*Objective*: Leaving out the pictures, retype all the material exactly.

*Supplied data*:
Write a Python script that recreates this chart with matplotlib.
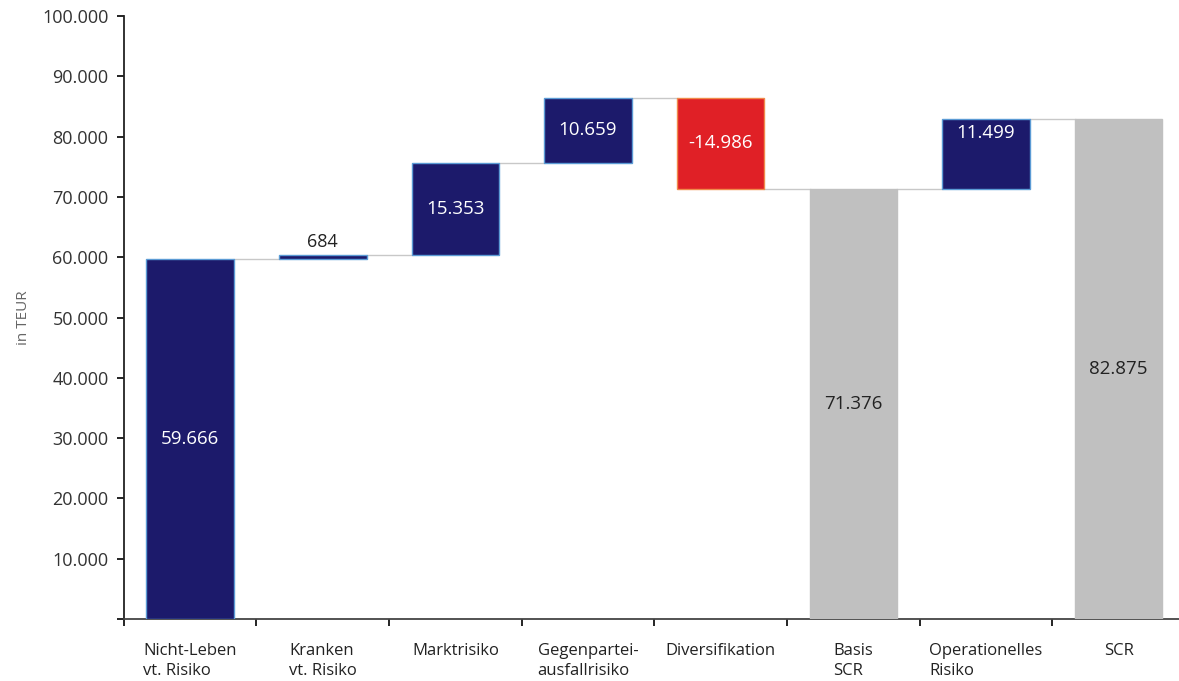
import numpy as np
import matplotlib.pyplot as plt
from matplotlib.ticker import FuncFormatter, MultipleLocator

plt.rcParams['font.family'] = ['Open Sans', 'DejaVu Sans']

# -------- data --------
categories = ["Nicht-Leben\nvt. Risiko", "Kranken\nvt. Risiko", "Marktrisiko",
              "Gegenpartei-\nausfallrisiko", "Diversifikation", "Basis\nSCR",
              "Operationelles\nRisiko", "SCR"]
values = [59666, 684, 15353, 10659, -14986, 71376, 11499, 82875]
is_total = [False, False, False, False, False, True, False, True]
label_frac = [0.5, 0.5, 0.5, 0.5, 0.5, 0.5, 0.8, 0.5]  # where the value label sits in the bar


def fmt(v):
    return f"{v:,.0f}".replace(",", ".")


# -------- waterfall geometry from the data --------
bottoms, heights, colors, edges = [], [], [], []
running = 0
for v, tot in zip(values, is_total):
    if tot:
        bottoms.append(0)
        heights.append(v)
        colors.append("#c0c0c0")
        edges.append("#c0c0c0")
        running = v
    elif v >= 0:
        bottoms.append(running)
        heights.append(v)
        colors.append("#1c1a6b")
        edges.append("#5b9bd5")
        running += v
    else:
        bottoms.append(running + v)
        heights.append(-v)
        colors.append("#e02026")
        edges.append("#f08a4b")
        running += v

x = np.arange(len(categories))
w = 0.66

fig = plt.figure(figsize=(11.79, 6.81), dpi=100)
ax = fig.add_axes([0.105, 0.091, 0.9, 0.8855])

ax.bar(x, heights, bottom=bottoms, width=w, color=colors, edgecolor=edges,
       linewidth=1.0, zorder=3)

# connector lines between bars
for i in range(len(values) - 1):
    level = bottoms[i] + heights[i]
    if values[i] < 0 and not is_total[i]:
        level = bottoms[i]
    ax.plot([x[i] + w / 2, x[i + 1] - w / 2], [level, level],
            color="#c8c8c8", linewidth=1.0, zorder=2)

# value labels
for i, v in enumerate(values):
    if heights[i] < 3000:
        ax.text(x[i], bottoms[i] + heights[i] + 700, fmt(v), ha="center",
                va="bottom", fontsize=13, color="#222222")
    else:
        col = "#222222" if is_total[i] else "white"
        ax.text(x[i], bottoms[i] + heights[i] * label_frac[i], fmt(v),
                ha="center", va="center", fontsize=13.5, color=col, zorder=4)

# -------- axes styling --------
ax.set_xlim(-0.5, len(categories) - 0.5)
ax.set_ylim(0, 100000)
ax.yaxis.set_major_locator(MultipleLocator(10000))
ax.yaxis.set_major_formatter(FuncFormatter(lambda v, p: "" if v == 0 else fmt(v)))
ax.tick_params(axis="y", direction="out", length=5, width=1.2, labelsize=13,
               labelcolor="#333333", pad=6)

ax.set_xticks(x)
ax.set_xticklabels(categories, fontsize=12, color="#222222",
                   multialignment="left", va="top", linespacing=1.4)
ax.tick_params(axis="x", which="major", length=0, pad=17)
ax.set_xticks(np.arange(-0.5, len(categories)), minor=True)
ax.tick_params(axis="x", which="minor", direction="out", length=5, width=1.2)

ax.spines["top"].set_visible(False)
ax.spines["right"].set_visible(False)
ax.spines["left"].set_linewidth(1.3)
ax.spines["bottom"].set_linewidth(1.3)
ax.spines["left"].set_color("#222222")
ax.spines["bottom"].set_color("#444444")

ax.set_ylabel("in TEUR", fontsize=11, color="#666666", labelpad=8)

fig.savefig("out.png", dpi=100)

*Written solution*:
Write a Python script that recreates this chart with matplotlib.
import numpy as np
import matplotlib.pyplot as plt
from matplotlib.ticker import FuncFormatter, MultipleLocator

plt.rcParams['font.family'] = ['Open Sans', 'DejaVu Sans']

# -------- data --------
categories = ["Nicht-Leben\nvt. Risiko", "Kranken\nvt. Risiko", "Marktrisiko",
              "Gegenpartei-\nausfallrisiko", "Diversifikation", "Basis\nSCR",
              "Operationelles\nRisiko", "SCR"]
values = [59666, 684, 15353, 10659, -14986, 71376, 11499, 82875]
is_total = [False, False, False, False, False, True, False, True]
label_frac = [0.5, 0.5, 0.5, 0.5, 0.5, 0.5, 0.8, 0.5]  # where the value label sits in the bar


def fmt(v):
    return f"{v:,.0f}".replace(",", ".")


# -------- waterfall geometry from the data --------
bottoms, heights, colors, edges = [], [], [], []
running = 0
for v, tot in zip(values, is_total):
    if tot:
        bottoms.append(0)
        heights.append(v)
        colors.append("#c0c0c0")
        edges.append("#c0c0c0")
        running = v
    elif v >= 0:
        bottoms.append(running)
        heights.append(v)
        colors.append("#1c1a6b")
        edges.append("#5b9bd5")
        running += v
    else:
        bottoms.append(running + v)
        heights.append(-v)
        colors.append("#e02026")
        edges.append("#f08a4b")
        running += v

x = np.arange(len(categories))
w = 0.66

fig = plt.figure(figsize=(11.79, 6.81), dpi=100)
ax = fig.add_axes([0.105, 0.091, 0.9, 0.8855])

ax.bar(x, heights, bottom=bottoms, width=w, color=colors, edgecolor=edges,
       linewidth=1.0, zorder=3)

# connector lines between bars
for i in range(len(values) - 1):
    level = bottoms[i] + heights[i]
    if values[i] < 0 and not is_total[i]:
        level = bottoms[i]
    ax.plot([x[i] + w / 2, x[i + 1] - w / 2], [level, level],
            color="#c8c8c8", linewidth=1.0, zorder=2)

# value labels
for i, v in enumerate(values):
    if heights[i] < 3000:
        ax.text(x[i], bottoms[i] + heights[i] + 700, fmt(v), ha="center",
                va="bottom", fontsize=13, color="#222222")
    else:
        col = "#222222" if is_total[i] else "white"
        ax.text(x[i], bottoms[i] + heights[i] * label_frac[i], fmt(v),
                ha="center", va="center", fontsize=13.5, color=col, zorder=4)

# -------- axes styling --------
ax.set_xlim(-0.5, len(categories) - 0.5)
ax.set_ylim(0, 100000)
ax.yaxis.set_major_locator(MultipleLocator(10000))
ax.yaxis.set_major_formatter(FuncFormatter(lambda v, p: "" if v == 0 else fmt(v)))
ax.tick_params(axis="y", direction="out", length=5, width=1.2, labelsize=13,
               labelcolor="#333333", pad=6)

ax.set_xticks(x)
ax.set_xticklabels(categories, fontsize=12, color="#222222",
                   multialignment="left", va="top", linespacing=1.4)
ax.tick_params(axis="x", which="major", length=0, pad=17)
ax.set_xticks(np.arange(-0.5, len(categories)), minor=True)
ax.tick_params(axis="x", which="minor", direction="out", length=5, width=1.2)

ax.spines["top"].set_visible(False)
ax.spines["right"].set_visible(False)
ax.spines["left"].set_linewidth(1.3)
ax.spines["bottom"].set_linewidth(1.3)
ax.spines["left"].set_color("#222222")
ax.spines["bottom"].set_color("#444444")

ax.set_ylabel("in TEUR", fontsize=11, color="#666666", labelpad=8)

fig.savefig("out.png", dpi=100)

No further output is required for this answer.